A review of melt extrusion additive manufacturing processes: II. Materials, dimensional accuracy, and surface roughness

Purpose - The purpose of this paper is to critically review the literature related to dimensional accuracy and surface roughness for fused deposition modeling and similar extrusion-based additive manufacturing or rapid prototyping processes. Design/methodology/approach - A systematic review of the literature was carried out by focusing on the relationship between process and product design parameters and the dimensional and surface properties of finished parts. Methods for evaluating these performance parameters are also reviewed. Findings - Fused deposition modeling (R) and related processes are the most widely used polymer rapid prototyping processes. For many applications, resolution, dimensional accuracy and surface roughness are among the most important properties in final parts. The influence of feedstock properties and system design on dimensional accuracy and resolution is reviewed.
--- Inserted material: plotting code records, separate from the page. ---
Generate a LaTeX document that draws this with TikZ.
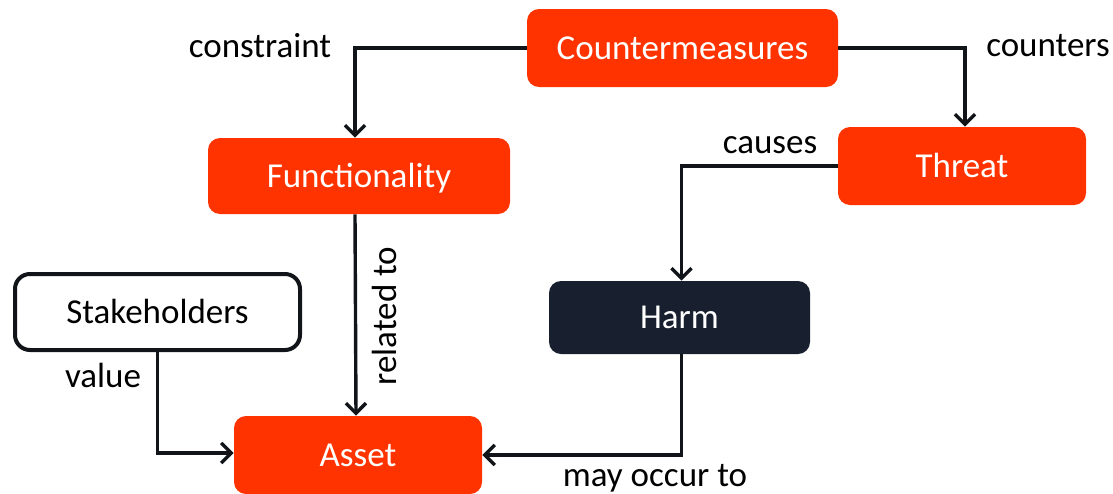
\documentclass[tikz,border=0pt]{standalone}
\usepackage{fontspec}
\setmainfont{Carlito}
\usetikzlibrary{arrows.meta}
\definecolor{orng}{HTML}{FF3300}
\definecolor{navy}{HTML}{18202F}
\definecolor{ink}{HTML}{111418}
\begin{document}
\begin{tikzpicture}[x=0.5pt,y=-0.5pt,
  box/.style={rounded corners=6pt, inner sep=0pt, font=\fontsize{17.5}{20}\selectfont, text=white, text height=11pt, text depth=0pt},
  redbox/.style={box, fill=orng},
  darkbox/.style={box, fill=navy},
  whitebox/.style={box, fill=white, draw=ink, line width=2pt, text=black, rounded corners=7.5pt},
  lbl/.style={font=\fontsize{17.5}{20}\selectfont, text=black, inner sep=0pt},
  conn/.style={draw=ink, line width=1.7pt, -{Straight Barb[length=5pt,width=10pt,line width=1.7pt]}}]
\useasboundingbox (0,0) rectangle (1113,493);
\node[redbox, minimum width=155.5pt, minimum height=39pt] (cm) at (682.5,48) {Countermeasures};
\node[redbox, minimum width=151pt, minimum height=38pt] (func) at (359,176) {Functionality};
\node[redbox, minimum width=124pt, minimum height=39pt] (threat) at (962,166) {Threat};
\node[whitebox, minimum width=142.5pt, minimum height=38pt] (stake) at (157.5,312) {Stakeholders};
\node[darkbox, minimum width=130.5pt, minimum height=36.5pt] (harm) at (679.5,317.5) {Harm};
\node[redbox, minimum width=124pt, minimum height=39pt] (asset) at (358,455) {Asset};
\draw[conn] (cm.west) -| ([xshift=-2pt]func.north);
\draw[conn] (cm.east) -| ([xshift=1.5pt]threat.north);
\draw[conn] (threat.west) -| ([xshift=1pt]harm.north);
\draw[conn] ([xshift=-2pt]func.south) -- ([xshift=-1pt]asset.north);
\draw[conn] (stake.south) |- ([yshift=1pt]asset.west);
\draw[conn] ([xshift=1pt]harm.south) |- (asset.east);
\node[lbl] (lconstraint) at (260,46) {constraint};
\node[lbl] (lcounters) at (1048,46) {counters};
\node[lbl] (lcauses) at (770,145) {causes};
\node[lbl, rotate=90] (lrelated) at (384,316) {related to};
\node[lbl] (lvalue) at (103,375) {value};
\node[lbl] (lmay) at (655,478) {may occur to};
\end{tikzpicture}
\end{document}
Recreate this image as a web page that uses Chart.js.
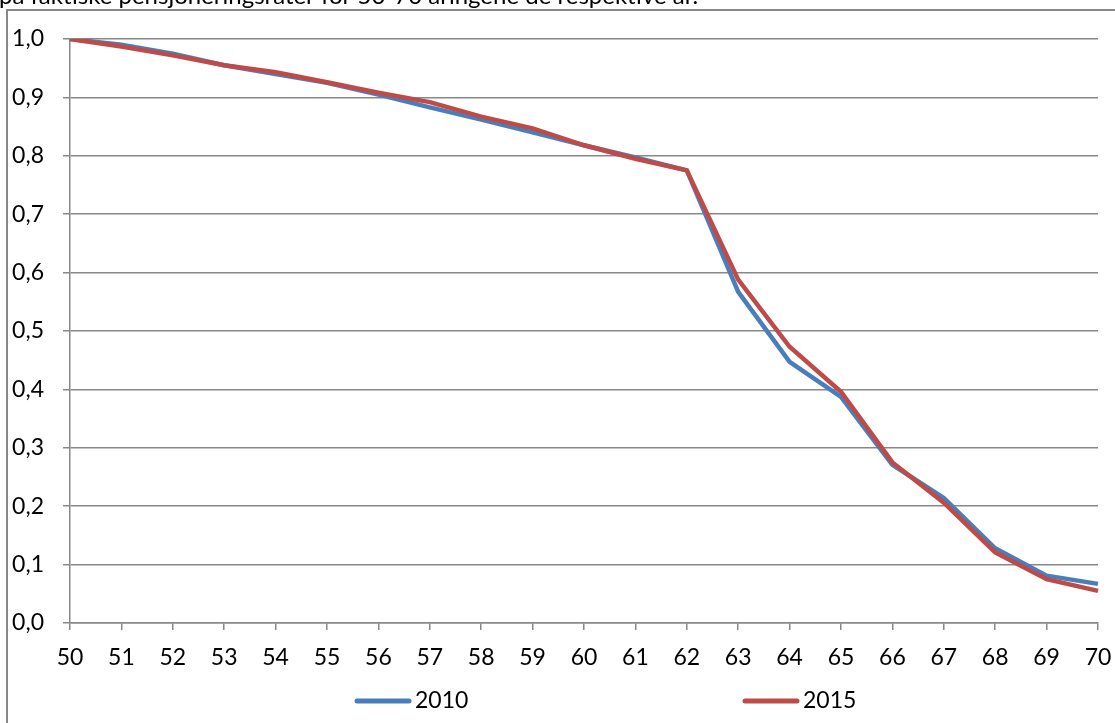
<!DOCTYPE html>
<html lang="no">
<head>
<meta charset="utf-8">
<title>Andel ikke pensjonert 50-70 år</title>
<script src="https://cdn.jsdelivr.net/npm/chart.js@4.4.1/dist/chart.umd.min.js"></script>
<style>
    html, body { margin: 0; padding: 0; background: #fff; }
    canvas { display: block; }
</style>
</head>
<body>
<canvas id="pensjon-diagram" width="1115" height="723"></canvas>
<script>
// data lest av figuren
const ages = ['50', '51', '52', '53', '54', '55', '56', '57', '58', '59', '60',
              '61', '62', '63', '64', '65', '66', '67', '68', '69', '70'];
const share2010 = [1.000, 0.990, 0.975, 0.955, 0.940, 0.925, 0.905, 0.883, 0.862, 0.840, 0.818,
                   0.797, 0.775, 0.567, 0.447, 0.387, 0.271, 0.214, 0.128, 0.081, 0.067];
const share2015 = [1.000, 0.987, 0.972, 0.955, 0.943, 0.926, 0.908, 0.892, 0.867, 0.847, 0.818,
                   0.795, 0.775, 0.588, 0.473, 0.396, 0.275, 0.206, 0.121, 0.075, 0.055];
const seriesNames = ['2010', '2015'];
const seriesColors = ['#4A7EBB', '#BE4B48'];
const titleText = 'på faktiske pensjoneringsrater for 50-70 åringene de respektive år.';

const FONT = 'Lato, "Open Sans", sans-serif';
const gridColor = '#888888';
const legendStartX = [355, 743]; // plassering av legend-elementene
const legendY = 701;

// ramme rundt diagrammet + avkuttet tittel over
const framePlugin = {
    id: 'framePlugin',
    beforeDraw(chart) {
        const ctx = chart.ctx;
        ctx.save();
        ctx.fillStyle = '#fff';
        ctx.fillRect(0, 0, chart.width, chart.height);
        ctx.strokeStyle = gridColor;
        ctx.lineWidth = 2;
        ctx.beginPath();
        ctx.moveTo(7, chart.height);
        ctx.lineTo(7, 10);
        ctx.lineTo(chart.width, 10);
        ctx.stroke();
        ctx.fillStyle = '#000';
        ctx.font = '24px ' + FONT;
        ctx.textBaseline = 'alphabetic';
        ctx.textAlign = 'left';
        ctx.fillText(titleText, -1, 4);
        ctx.restore();
    }
};

// legend under x-aksen, som i Excel
const legendPlugin = {
    id: 'legendPlugin',
    afterDraw(chart) {
        const ctx = chart.ctx;
        ctx.save();
        chart.data.datasets.forEach((ds, i) => {
            const x = legendStartX[i];
            ctx.strokeStyle = ds.borderColor;
            ctx.lineWidth = 5;
            ctx.lineCap = 'round';
            ctx.beginPath();
            ctx.moveTo(x + 2, legendY);
            ctx.lineTo(x + 54, legendY);
            ctx.stroke();
            ctx.fillStyle = '#000';
            ctx.font = '23px ' + FONT;
            ctx.textBaseline = 'middle';
            ctx.textAlign = 'left';
            ctx.fillText(ds.label, x + 60, legendY);
        });
        ctx.restore();
    }
};

const ctx = document.getElementById('pensjon-diagram').getContext('2d');
new Chart(ctx, {
    type: 'line',
    data: {
        labels: ages,
        datasets: [{
            label: seriesNames[0],
            data: share2010,
            borderColor: seriesColors[0],
            backgroundColor: seriesColors[0],
            borderWidth: 4.5,
            pointRadius: 0,
            tension: 0,
            order: 2
        }, {
            label: seriesNames[1],
            data: share2015,
            borderColor: seriesColors[1],
            backgroundColor: seriesColors[1],
            borderWidth: 4.5,
            pointRadius: 0,
            tension: 0,
            order: 1
        }]
    },
    options: {
        responsive: false,
        animation: false,
        layout: {
            padding: { left: 0, right: 17, top: 39, bottom: 0 }
        },
        plugins: {
            legend: { display: false },
            title: { display: false },
            tooltip: { enabled: false }
        },
        scales: {
            x: {
                offset: false,
                grid: {
                    display: true,
                    drawOnChartArea: false,
                    drawTicks: true,
                    tickLength: 7,
                    color: gridColor,
                    lineWidth: 1.5
                },
                border: { display: true, color: gridColor, width: 1.5 },
                ticks: {
                    color: '#000',
                    font: { family: FONT, size: 23 },
                    padding: 14,
                    maxRotation: 0,
                    autoSkip: false
                },
                afterFit(scale) {
                    scale.height = 100;
                    scale.paddingLeft = 0;
                    scale.paddingRight = 0;
                }
            },
            y: {
                min: 0,
                max: 1,
                grid: {
                    color: gridColor,
                    lineWidth: 1.5,
                    tickLength: 7
                },
                border: { display: true, color: gridColor, width: 1.5 },
                ticks: {
                    stepSize: 0.1,
                    color: '#000',
                    font: { family: FONT, size: 23 },
                    padding: 19,
                    callback: value => value.toFixed(1).replace('.', ',')
                },
                afterFit(scale) {
                    scale.width = 70;
                    scale.paddingTop = 0;
                    scale.paddingBottom = 0;
                }
            }
        }
    },
    plugins: [framePlugin, legendPlugin]
});
</script>
</body>
</html>
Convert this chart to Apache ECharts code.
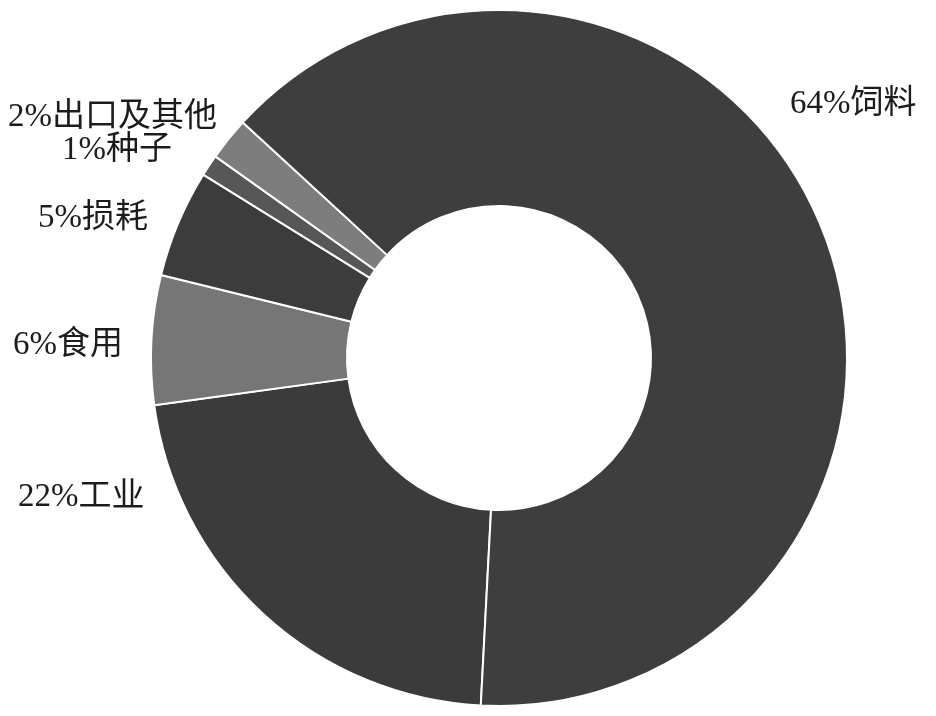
<!DOCTYPE html>
<html>
<head>
<meta charset="utf-8">
<script src="https://cdn.jsdelivr.net/npm/echarts@6/dist/echarts.min.js"></script>
<style>
  html, body { margin: 0; padding: 0; background: #fff; }
  #chart { width: 936px; height: 716px; }
</style>
</head>
<body>
<div id="chart"></div>
<script>
// 玉米消费结构
var names = ['工业', '食用', '损耗', '种子', '出口及其他', '饲料'];
var values = [22, 6, 5, 1, 2, 64];
var colors = ['#3b3b3b', '#767676', '#3c3c3c', '#575757', '#7d7d7d', '#3e3e3e'];

// where each label sits (left edge, vertical middle)
var labelPos = [[18, 497], [13, 345], [38, 218], [62, 150], [8, 117], [790, 104]];

var chart = echarts.init(document.getElementById('chart'));

var data = [];
for (var i = 0; i < names.length; i++) {
	data.push({
		name : names[i],
		value : values[i],
		itemStyle : { color : colors[i] }
	});
}

option = {
	animation : false,
	series : [{
		type : 'pie',
		center : [499, 358],
		radius : [152, 348],
		startAngle : 267,
		clockwise : true,
		avoidLabelOverlap : false,
		itemStyle : {
			borderColor : '#fff',
			borderWidth : 2
		},
		label : {
			show : true,
			position : 'outside',
			formatter : '{c}%{b}',
			color : '#1c1c1c',
			fontSize : 33,
			fontFamily : '"Liberation Serif", "Noto Sans CJK SC", serif'
		},
		labelLine : { show : false },
		labelLayout : function(params) {
			var p = labelPos[params.dataIndex];
			return {
				x : p[0],
				y : p[1],
				align : 'left',
				verticalAlign : 'middle'
			};
		},
		data : data
	}]
};

chart.setOption(option);
</script>
</body>
</html>
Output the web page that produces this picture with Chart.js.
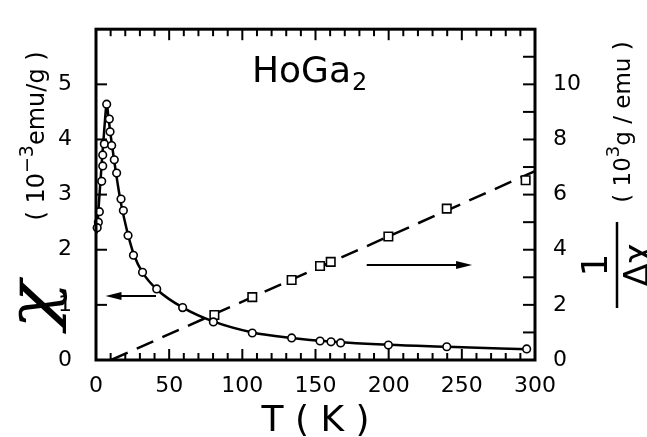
<!DOCTYPE html>
<html><head><meta charset="utf-8">
<script src="https://cdn.jsdelivr.net/npm/chart.js@4.4.0/dist/chart.umd.min.js"></script>
<style>html,body{margin:0;padding:0;background:#fff}</style>
</head><body>
<canvas id="c" width="647" height="437"></canvas>
<script>
// ---- data ----
const chiT = [7.3, 9.1, 9.6, 5.7, 10.7, 4.6, 12.5, 4.6, 14.1, 3.9, 17.1, 18.7, 2.3, 1.6, 0.8, 21.9, 25.6, 31.8, 41.5, 59.2, 80.2, 106.8, 133.7, 153.1, 160.6, 167.2, 199.8, 239.7, 294.3];
const chiV = [4.64, 4.37, 4.14, 3.92, 3.89, 3.72, 3.63, 3.52, 3.39, 3.24, 2.92, 2.71, 2.69, 2.50, 2.40, 2.26, 1.90, 1.59, 1.29, 0.95, 0.69, 0.49, 0.40, 0.345, 0.33, 0.31, 0.27, 0.24, 0.20];
const curveT = [0.5, 2, 4, 6, 7.3, 8.5, 10, 12.5, 14.5, 17, 20, 22, 26, 32, 42, 60, 80, 107, 134, 160, 200, 240, 295];
const curveV = [2.3, 2.85, 3.6, 4.3, 4.66, 4.4, 4.08, 3.6, 3.25, 2.85, 2.48, 2.26, 1.9, 1.58, 1.27, 0.94, 0.7, 0.5, 0.4, 0.335, 0.275, 0.24, 0.195];
const invT = [80.9, 106.8, 133.7, 153.1, 160.4, 199.8, 239.7, 293.6];
const invV = [1.63, 2.28, 2.90, 3.41, 3.56, 4.48, 5.49, 6.52];
const lineT = [10.4, 300];
const lineV = [0, 6.85];
const xTickLabels = [0, 50, 100, 150, 200, 250, 300];
const yLeftTickLabels = [0, 1, 2, 3, 4, 5];
const yRightTickLabels = [0, 2, 4, 6, 8, 10];
const xMinorStep = 10;
const leftArrow = {from: 41, to: 6.5, v: 1.16};     // chi axis
const rightArrow = {from: 185, to: 257, v: 3.45};   // inverse axis

const pts = (xs, ys) => xs.map((x, i) => ({x, y: ys[i]}));
const FONT = "'DejaVu Sans', sans-serif";
Chart.defaults.color = '#000';
Chart.defaults.font.family = FONT;

const deco = {
  id: 'deco',
  afterDraw(chart) {
    const {ctx, chartArea: a, scales: {x, y, y2}} = chart;
    ctx.save();
    ctx.strokeStyle = '#000'; ctx.fillStyle = '#000';
    const line = (x1, y1, x2, y2_) => { ctx.beginPath(); ctx.moveTo(x1, y1); ctx.lineTo(x2, y2_); ctx.stroke(); };
    // ticks
    ctx.lineWidth = 2;
    for (let v = xMinorStep; v < 300; v += xMinorStep) {
      const px = x.getPixelForValue(v);
      const L = v % 50 === 0 ? 11 : 7;
      line(px, a.bottom, px, a.bottom - L);
      line(px, a.top, px, a.top + L);
    }
    for (const v of yLeftTickLabels) {
      if (v === 0) continue;
      const py = y.getPixelForValue(v);
      line(a.left, py, a.left + 11, py);
    }
    for (let v = 1; v < 12; v++) {
      const py = y2.getPixelForValue(v);
      line(a.right, py, a.right - 12, py);
    }
    // frame
    ctx.lineWidth = 3;
    ctx.strokeRect(a.left, a.top, a.right - a.left, a.bottom - a.top);
    // arrows
    const arrow = (x1, x2, yy) => {
      ctx.lineWidth = 2;
      const dir = Math.sign(x2 - x1);
      line(x1, yy, x2 - dir * 10, yy);
      ctx.beginPath();
      ctx.moveTo(x2, yy); ctx.lineTo(x2 - dir * 16, yy - 4); ctx.lineTo(x2 - dir * 16, yy + 4); ctx.closePath(); ctx.fill();
    };
    arrow(x.getPixelForValue(leftArrow.from), x.getPixelForValue(leftArrow.to), y.getPixelForValue(leftArrow.v));
    arrow(x.getPixelForValue(rightArrow.from), x.getPixelForValue(rightArrow.to), y2.getPixelForValue(rightArrow.v));

    const parts = (list) => {
      let w = 0;
      for (const p of list) { ctx.font = p.f; w += ctx.measureText(p.t).width; }
      return w;
    };
    const drawParts = (list, x0) => {
      let cx = x0;
      for (const p of list) { ctx.font = p.f; ctx.fillText(p.t, cx, p.dy || 0); cx += ctx.measureText(p.t).width; }
    };
    ctx.textBaseline = 'alphabetic'; ctx.textAlign = 'left';
    // left title
    const lt = [
      {t: '( 10', f: `24px ${FONT}`},
      {t: '−3', f: `19px ${FONT}`, dy: -11},
      {t: 'emu/g )', f: `24px ${FONT}`}
    ];
    ctx.save(); ctx.translate(44, 136); ctx.rotate(-Math.PI / 2);
    drawParts(lt, -parts(lt) / 2);
    ctx.restore();
    ctx.save(); ctx.translate(36, 305); ctx.rotate(-Math.PI / 2);
    ctx.textAlign = 'center'; ctx.textBaseline = 'middle';
    ctx.font = `italic 64px 'DejaVu Serif', serif`;
    ctx.scale(1.25, 1);
    ctx.fillText('χ', 0, 0);
    ctx.restore();
    // right title
    const rt = [
      {t: '( 10', f: `23px ${FONT}`},
      {t: '3', f: `18px ${FONT}`, dy: -11},
      {t: 'g / emu )', f: `23px ${FONT}`}
    ];
    ctx.save(); ctx.translate(630, 122); ctx.rotate(-Math.PI / 2);
    drawParts(rt, -parts(rt) / 2);
    ctx.restore();
    ctx.save(); ctx.translate(617, 265); ctx.rotate(-Math.PI / 2);
    ctx.textAlign = 'center'; ctx.textBaseline = 'alphabetic';
    ctx.font = `36px ${FONT}`;
    ctx.fillText('1', 0, -10);
    ctx.lineWidth = 2.5; line(-43, 0, 43, 0);
    ctx.font = `34px ${FONT}`;
    ctx.fillText('Δχ', 0, 31);
    ctx.restore();
    // compound name
    ctx.font = `36px ${FONT}`;
    ctx.fillText('HoGa', 252, 82);
    const w = ctx.measureText('HoGa').width;
    ctx.font = `24px ${FONT}`;
    ctx.fillText('2', 252 + w + 1, 90);
    // x title
    ctx.textAlign = 'center';
    ctx.font = `36px ${FONT}`;
    ctx.fillText('T ( K )', (a.left + a.right) / 2, 431);
    ctx.restore();
  }
};

new Chart(document.getElementById('c'), {
  type: 'scatter',
  data: {
    datasets: [
      {data: pts(chiT, chiV), yAxisID: 'y', pointStyle: 'circle', pointRadius: 3.8, pointBackgroundColor: '#fff', pointBorderColor: '#000', pointBorderWidth: 1.6, showLine: false, order: 0, clip: false},
      {data: pts(curveT, curveV), yAxisID: 'y', pointRadius: 0, showLine: true, borderColor: '#000', borderWidth: 2.5, cubicInterpolationMode: 'monotone', order: 1, clip: false},
      {data: pts(invT, invV), yAxisID: 'y2', pointStyle: 'rect', pointRadius: 6, pointBackgroundColor: '#fff', pointBorderColor: '#000', pointBorderWidth: 1.6, showLine: false, order: 0},
      {data: pts(lineT, lineV), yAxisID: 'y2', pointRadius: 0, showLine: true, borderColor: '#000', borderWidth: 2.5, borderDash: [18, 10], order: 1}
    ]
  },
  options: {
    responsive: false, animation: false,
    layout: {padding: {top: 12, left: 0, right: 0, bottom: 0}},
    plugins: {legend: {display: false}, tooltip: {enabled: false}},
    scales: {
      x: {type: 'linear', position: 'bottom', min: 0, max: 300,
        grid: {display: false}, border: {display: false},
        afterBuildTicks: s => { s.ticks = xTickLabels.map(v => ({value: v})); },
        afterFit: s => { s.height = 77; },
        ticks: {font: {size: 22}, padding: 5, maxRotation: 0}},
      y: {type: 'linear', position: 'left', min: 0, max: 6,
        grid: {display: false}, border: {display: false},
        afterBuildTicks: s => { s.ticks = yLeftTickLabels.map(v => ({value: v})); },
        afterFit: s => { s.width = 96; },
        ticks: {font: {size: 22}, padding: 16}},
      y2: {type: 'linear', position: 'right', min: 0, max: 12,
        grid: {display: false}, border: {display: false},
        afterBuildTicks: s => { s.ticks = yRightTickLabels.map(v => ({value: v})); },
        afterFit: s => { s.width = 112; },
        ticks: {font: {size: 22}, padding: 10}}
    }
  },
  plugins: [deco]
});
</script>
</body></html>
Thermal warping and shrinkage are often major sources of dimensional error in finished parts. This phenomenon is explored along with various approaches for evaluating dimensional accuracy. Product design parameters, in particular, slice height, strongly impact surface roughness. A geometric model for surface roughness is also reviewed. Originality/value - This represents the first review of extrusion AM processes focusing on dimensional accuracy and surface roughness. Understanding and improving relationships between materials, design parameters and the ultimate properties of finished parts will be key to improving extrusion AM processes and expanding their applications.